Stored items from a collection:
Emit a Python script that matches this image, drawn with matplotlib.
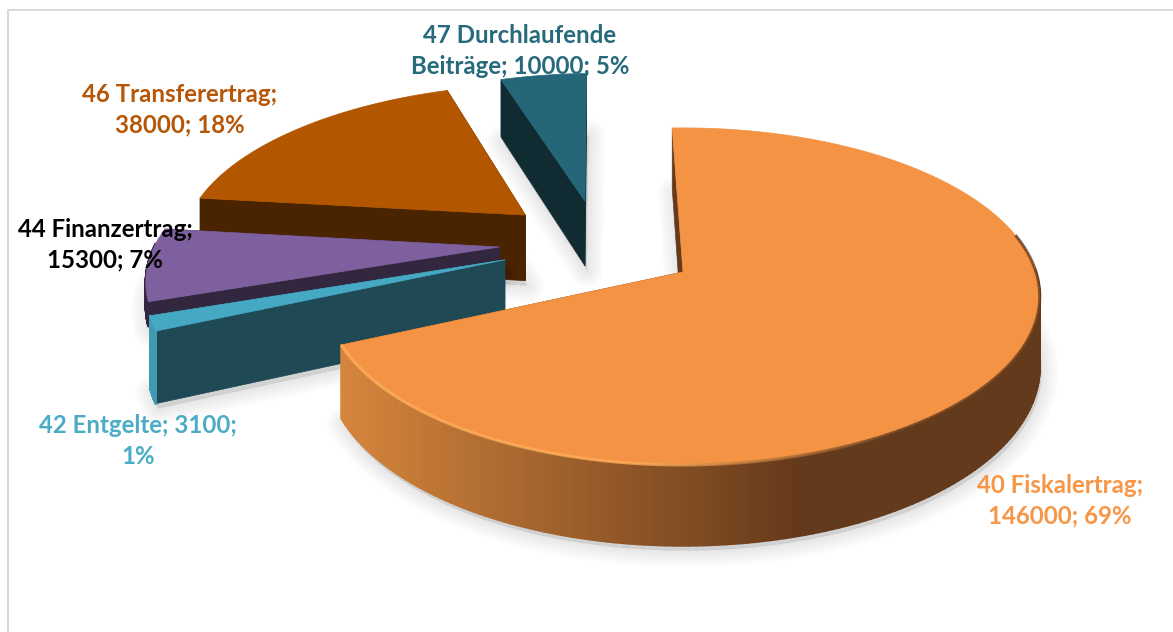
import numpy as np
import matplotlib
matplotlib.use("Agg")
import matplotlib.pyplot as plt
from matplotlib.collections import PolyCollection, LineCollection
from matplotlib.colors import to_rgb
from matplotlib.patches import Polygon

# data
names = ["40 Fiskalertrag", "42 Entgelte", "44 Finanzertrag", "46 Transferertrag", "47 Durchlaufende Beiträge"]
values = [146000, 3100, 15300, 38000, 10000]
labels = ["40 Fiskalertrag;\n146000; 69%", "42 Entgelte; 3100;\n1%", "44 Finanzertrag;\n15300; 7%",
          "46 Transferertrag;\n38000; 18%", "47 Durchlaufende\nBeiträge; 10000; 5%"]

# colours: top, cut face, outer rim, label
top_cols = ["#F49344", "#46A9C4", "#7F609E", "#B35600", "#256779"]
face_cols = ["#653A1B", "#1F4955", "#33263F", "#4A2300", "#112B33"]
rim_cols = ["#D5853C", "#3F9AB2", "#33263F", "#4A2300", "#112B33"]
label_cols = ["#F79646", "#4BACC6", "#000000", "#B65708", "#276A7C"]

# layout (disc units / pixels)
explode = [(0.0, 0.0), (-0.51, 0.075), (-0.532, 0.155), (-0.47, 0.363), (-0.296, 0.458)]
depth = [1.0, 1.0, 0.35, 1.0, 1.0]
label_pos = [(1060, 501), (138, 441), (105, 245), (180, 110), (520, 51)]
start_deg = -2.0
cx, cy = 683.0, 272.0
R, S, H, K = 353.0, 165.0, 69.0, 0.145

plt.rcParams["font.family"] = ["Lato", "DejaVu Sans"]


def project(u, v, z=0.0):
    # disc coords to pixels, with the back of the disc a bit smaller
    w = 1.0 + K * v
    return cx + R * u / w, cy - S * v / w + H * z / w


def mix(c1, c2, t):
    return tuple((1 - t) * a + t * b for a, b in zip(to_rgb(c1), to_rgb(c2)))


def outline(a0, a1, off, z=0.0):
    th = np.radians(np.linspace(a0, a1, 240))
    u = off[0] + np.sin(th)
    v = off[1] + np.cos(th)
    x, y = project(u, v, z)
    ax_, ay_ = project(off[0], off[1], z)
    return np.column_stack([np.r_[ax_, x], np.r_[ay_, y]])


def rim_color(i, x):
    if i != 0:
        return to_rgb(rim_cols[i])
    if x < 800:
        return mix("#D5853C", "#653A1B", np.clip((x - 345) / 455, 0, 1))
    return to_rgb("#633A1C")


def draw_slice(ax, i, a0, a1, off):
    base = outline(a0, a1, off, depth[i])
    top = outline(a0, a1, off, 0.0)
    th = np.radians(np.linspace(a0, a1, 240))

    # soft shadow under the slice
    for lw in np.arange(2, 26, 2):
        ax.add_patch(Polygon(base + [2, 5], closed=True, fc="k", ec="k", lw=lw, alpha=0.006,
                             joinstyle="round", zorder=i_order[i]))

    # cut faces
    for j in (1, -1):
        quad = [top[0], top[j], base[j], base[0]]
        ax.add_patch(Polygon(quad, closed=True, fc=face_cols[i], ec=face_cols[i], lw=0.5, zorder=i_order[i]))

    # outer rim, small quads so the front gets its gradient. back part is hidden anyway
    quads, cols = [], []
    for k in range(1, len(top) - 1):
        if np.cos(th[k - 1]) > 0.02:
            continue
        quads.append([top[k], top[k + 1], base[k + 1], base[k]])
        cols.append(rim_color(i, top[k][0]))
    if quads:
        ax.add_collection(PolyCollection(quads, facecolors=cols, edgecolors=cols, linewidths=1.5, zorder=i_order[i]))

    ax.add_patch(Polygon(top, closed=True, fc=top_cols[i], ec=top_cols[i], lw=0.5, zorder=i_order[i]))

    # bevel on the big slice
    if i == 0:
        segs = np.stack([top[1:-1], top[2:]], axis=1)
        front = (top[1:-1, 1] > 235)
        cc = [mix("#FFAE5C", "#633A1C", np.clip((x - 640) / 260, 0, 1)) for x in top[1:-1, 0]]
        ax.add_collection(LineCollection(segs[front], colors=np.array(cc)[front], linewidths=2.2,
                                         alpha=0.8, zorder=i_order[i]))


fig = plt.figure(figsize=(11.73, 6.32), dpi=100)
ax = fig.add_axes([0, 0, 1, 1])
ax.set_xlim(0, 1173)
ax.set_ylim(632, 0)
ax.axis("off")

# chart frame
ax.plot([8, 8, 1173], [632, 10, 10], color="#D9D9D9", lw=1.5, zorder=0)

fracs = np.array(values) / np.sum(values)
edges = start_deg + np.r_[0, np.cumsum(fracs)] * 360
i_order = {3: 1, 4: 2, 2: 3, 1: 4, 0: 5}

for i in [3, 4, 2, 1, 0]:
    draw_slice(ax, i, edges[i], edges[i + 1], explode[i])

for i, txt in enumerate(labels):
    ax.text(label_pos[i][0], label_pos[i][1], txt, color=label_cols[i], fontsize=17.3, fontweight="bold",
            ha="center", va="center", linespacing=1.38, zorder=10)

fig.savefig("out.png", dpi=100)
---
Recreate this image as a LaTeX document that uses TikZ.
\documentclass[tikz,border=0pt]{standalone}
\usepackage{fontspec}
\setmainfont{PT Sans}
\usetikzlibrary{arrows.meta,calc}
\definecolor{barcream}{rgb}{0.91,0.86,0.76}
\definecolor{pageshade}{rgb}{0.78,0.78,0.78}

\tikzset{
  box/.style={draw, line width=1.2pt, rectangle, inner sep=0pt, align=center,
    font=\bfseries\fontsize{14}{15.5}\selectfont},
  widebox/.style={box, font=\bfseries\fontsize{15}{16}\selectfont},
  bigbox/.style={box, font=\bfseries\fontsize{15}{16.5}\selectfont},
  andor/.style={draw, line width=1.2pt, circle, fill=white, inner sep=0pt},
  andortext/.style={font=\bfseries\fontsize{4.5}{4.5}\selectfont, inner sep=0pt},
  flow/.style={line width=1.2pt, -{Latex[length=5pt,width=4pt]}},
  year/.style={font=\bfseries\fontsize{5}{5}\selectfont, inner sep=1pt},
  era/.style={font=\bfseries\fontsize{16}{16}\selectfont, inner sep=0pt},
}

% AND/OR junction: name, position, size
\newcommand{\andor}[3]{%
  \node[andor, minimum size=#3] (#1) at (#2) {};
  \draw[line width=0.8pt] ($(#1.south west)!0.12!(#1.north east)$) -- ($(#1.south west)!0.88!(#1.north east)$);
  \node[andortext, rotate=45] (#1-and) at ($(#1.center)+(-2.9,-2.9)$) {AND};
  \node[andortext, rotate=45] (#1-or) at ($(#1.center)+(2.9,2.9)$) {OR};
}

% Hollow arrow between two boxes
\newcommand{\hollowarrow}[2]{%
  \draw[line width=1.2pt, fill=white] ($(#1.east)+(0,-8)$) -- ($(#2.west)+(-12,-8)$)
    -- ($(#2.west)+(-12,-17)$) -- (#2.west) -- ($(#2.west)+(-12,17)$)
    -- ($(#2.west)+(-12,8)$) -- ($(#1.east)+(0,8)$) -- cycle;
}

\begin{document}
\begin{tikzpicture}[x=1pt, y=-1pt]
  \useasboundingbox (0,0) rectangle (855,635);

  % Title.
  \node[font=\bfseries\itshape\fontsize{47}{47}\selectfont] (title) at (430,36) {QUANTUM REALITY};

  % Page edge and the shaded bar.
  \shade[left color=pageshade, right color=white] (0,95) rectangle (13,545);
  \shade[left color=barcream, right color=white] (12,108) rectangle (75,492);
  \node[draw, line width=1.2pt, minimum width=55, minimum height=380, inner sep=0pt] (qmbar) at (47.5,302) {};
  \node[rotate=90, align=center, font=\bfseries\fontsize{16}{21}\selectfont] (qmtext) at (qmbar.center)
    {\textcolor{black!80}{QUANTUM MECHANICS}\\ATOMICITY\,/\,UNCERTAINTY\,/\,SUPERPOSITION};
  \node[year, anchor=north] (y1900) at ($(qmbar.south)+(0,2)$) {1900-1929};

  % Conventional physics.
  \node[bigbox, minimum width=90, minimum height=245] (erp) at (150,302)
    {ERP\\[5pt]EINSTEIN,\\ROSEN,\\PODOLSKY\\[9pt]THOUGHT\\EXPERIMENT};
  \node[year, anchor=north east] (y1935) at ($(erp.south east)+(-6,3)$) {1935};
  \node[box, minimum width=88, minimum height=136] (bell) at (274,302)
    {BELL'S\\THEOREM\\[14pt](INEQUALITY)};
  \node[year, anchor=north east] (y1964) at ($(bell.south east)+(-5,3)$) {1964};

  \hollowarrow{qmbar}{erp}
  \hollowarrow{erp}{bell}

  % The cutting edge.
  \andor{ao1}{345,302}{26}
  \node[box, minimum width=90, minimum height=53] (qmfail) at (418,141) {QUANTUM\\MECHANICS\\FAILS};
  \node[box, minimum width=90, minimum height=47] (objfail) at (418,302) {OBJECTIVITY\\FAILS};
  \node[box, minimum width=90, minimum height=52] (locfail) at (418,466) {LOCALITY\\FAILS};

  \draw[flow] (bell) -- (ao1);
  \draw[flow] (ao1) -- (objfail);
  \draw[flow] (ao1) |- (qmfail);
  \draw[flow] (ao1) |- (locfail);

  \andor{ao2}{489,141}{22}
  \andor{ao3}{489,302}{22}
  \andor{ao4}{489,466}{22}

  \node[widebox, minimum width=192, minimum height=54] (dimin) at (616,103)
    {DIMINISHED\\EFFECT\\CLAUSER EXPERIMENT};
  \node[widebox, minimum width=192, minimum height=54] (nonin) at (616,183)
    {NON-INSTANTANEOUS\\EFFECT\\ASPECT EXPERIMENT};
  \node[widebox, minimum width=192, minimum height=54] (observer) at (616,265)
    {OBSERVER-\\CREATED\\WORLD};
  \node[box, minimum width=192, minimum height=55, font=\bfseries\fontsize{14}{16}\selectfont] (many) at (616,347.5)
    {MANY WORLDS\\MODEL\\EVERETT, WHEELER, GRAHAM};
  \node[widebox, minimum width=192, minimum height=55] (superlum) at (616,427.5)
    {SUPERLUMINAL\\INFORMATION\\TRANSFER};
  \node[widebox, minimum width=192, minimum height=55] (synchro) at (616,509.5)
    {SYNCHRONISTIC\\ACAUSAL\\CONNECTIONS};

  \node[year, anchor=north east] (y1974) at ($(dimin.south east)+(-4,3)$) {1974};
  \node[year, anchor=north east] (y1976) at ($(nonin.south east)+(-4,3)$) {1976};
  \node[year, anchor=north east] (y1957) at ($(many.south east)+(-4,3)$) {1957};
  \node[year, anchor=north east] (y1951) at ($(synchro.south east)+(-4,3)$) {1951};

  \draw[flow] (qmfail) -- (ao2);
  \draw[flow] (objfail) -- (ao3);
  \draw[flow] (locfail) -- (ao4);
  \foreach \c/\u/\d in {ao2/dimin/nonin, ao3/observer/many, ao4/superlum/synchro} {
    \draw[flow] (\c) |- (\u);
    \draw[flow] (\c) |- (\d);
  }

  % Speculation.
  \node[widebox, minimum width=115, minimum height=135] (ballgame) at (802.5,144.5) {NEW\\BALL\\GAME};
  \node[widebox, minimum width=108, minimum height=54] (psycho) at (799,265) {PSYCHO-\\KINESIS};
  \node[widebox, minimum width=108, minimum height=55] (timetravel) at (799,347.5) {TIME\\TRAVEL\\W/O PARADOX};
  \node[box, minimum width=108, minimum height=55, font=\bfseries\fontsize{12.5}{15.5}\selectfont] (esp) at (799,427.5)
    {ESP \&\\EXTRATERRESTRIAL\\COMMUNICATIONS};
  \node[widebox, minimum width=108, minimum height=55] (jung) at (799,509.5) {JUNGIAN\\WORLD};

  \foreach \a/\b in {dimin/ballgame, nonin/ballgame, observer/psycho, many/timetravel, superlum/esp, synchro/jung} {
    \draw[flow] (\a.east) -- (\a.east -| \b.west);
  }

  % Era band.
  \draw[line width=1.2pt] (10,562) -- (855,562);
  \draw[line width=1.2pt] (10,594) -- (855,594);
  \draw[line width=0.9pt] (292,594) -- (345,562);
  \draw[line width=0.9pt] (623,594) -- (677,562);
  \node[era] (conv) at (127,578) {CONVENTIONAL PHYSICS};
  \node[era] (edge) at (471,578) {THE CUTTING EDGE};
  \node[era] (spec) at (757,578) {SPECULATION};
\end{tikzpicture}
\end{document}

[STATED GOAL]
Write out the lines beginning with the one that contains "Emit a Python" and ending with the one that contains "return np.column_stack([np.r_[ax_, x], np.r_[ay_, y]])", exactly as given. Leave pictures out.

[OUTPUT OF THE EXERCISE]
Emit a Python script that matches this image, drawn with matplotlib.
import numpy as np
import matplotlib
matplotlib.use("Agg")
import matplotlib.pyplot as plt
from matplotlib.collections import PolyCollection, LineCollection
from matplotlib.colors import to_rgb
from matplotlib.patches import Polygon

# data
names = ["40 Fiskalertrag", "42 Entgelte", "44 Finanzertrag", "46 Transferertrag", "47 Durchlaufende Beiträge"]
values = [146000, 3100, 15300, 38000, 10000]
labels = ["40 Fiskalertrag;\n146000; 69%", "42 Entgelte; 3100;\n1%", "44 Finanzertrag;\n15300; 7%",
          "46 Transferertrag;\n38000; 18%", "47 Durchlaufende\nBeiträge; 10000; 5%"]

# colours: top, cut face, outer rim, label
top_cols = ["#F49344", "#46A9C4", "#7F609E", "#B35600", "#256779"]
face_cols = ["#653A1B", "#1F4955", "#33263F", "#4A2300", "#112B33"]
rim_cols = ["#D5853C", "#3F9AB2", "#33263F", "#4A2300", "#112B33"]
label_cols = ["#F79646", "#4BACC6", "#000000", "#B65708", "#276A7C"]

# layout (disc units / pixels)
explode = [(0.0, 0.0), (-0.51, 0.075), (-0.532, 0.155), (-0.47, 0.363), (-0.296, 0.458)]
depth = [1.0, 1.0, 0.35, 1.0, 1.0]
label_pos = [(1060, 501), (138, 441), (105, 245), (180, 110), (520, 51)]
start_deg = -2.0
cx, cy = 683.0, 272.0
R, S, H, K = 353.0, 165.0, 69.0, 0.145

plt.rcParams["font.family"] = ["Lato", "DejaVu Sans"]


def project(u, v, z=0.0):
    # disc coords to pixels, with the back of the disc a bit smaller
    w = 1.0 + K * v
    return cx + R * u / w, cy - S * v / w + H * z / w


def mix(c1, c2, t):
    return tuple((1 - t) * a + t * b for a, b in zip(to_rgb(c1), to_rgb(c2)))


def outline(a0, a1, off, z=0.0):
    th = np.radians(np.linspace(a0, a1, 240))
    u = off[0] + np.sin(th)
    v = off[1] + np.cos(th)
    x, y = project(u, v, z)
    ax_, ay_ = project(off[0], off[1], z)
    return np.column_stack([np.r_[ax_, x], np.r_[ay_, y]])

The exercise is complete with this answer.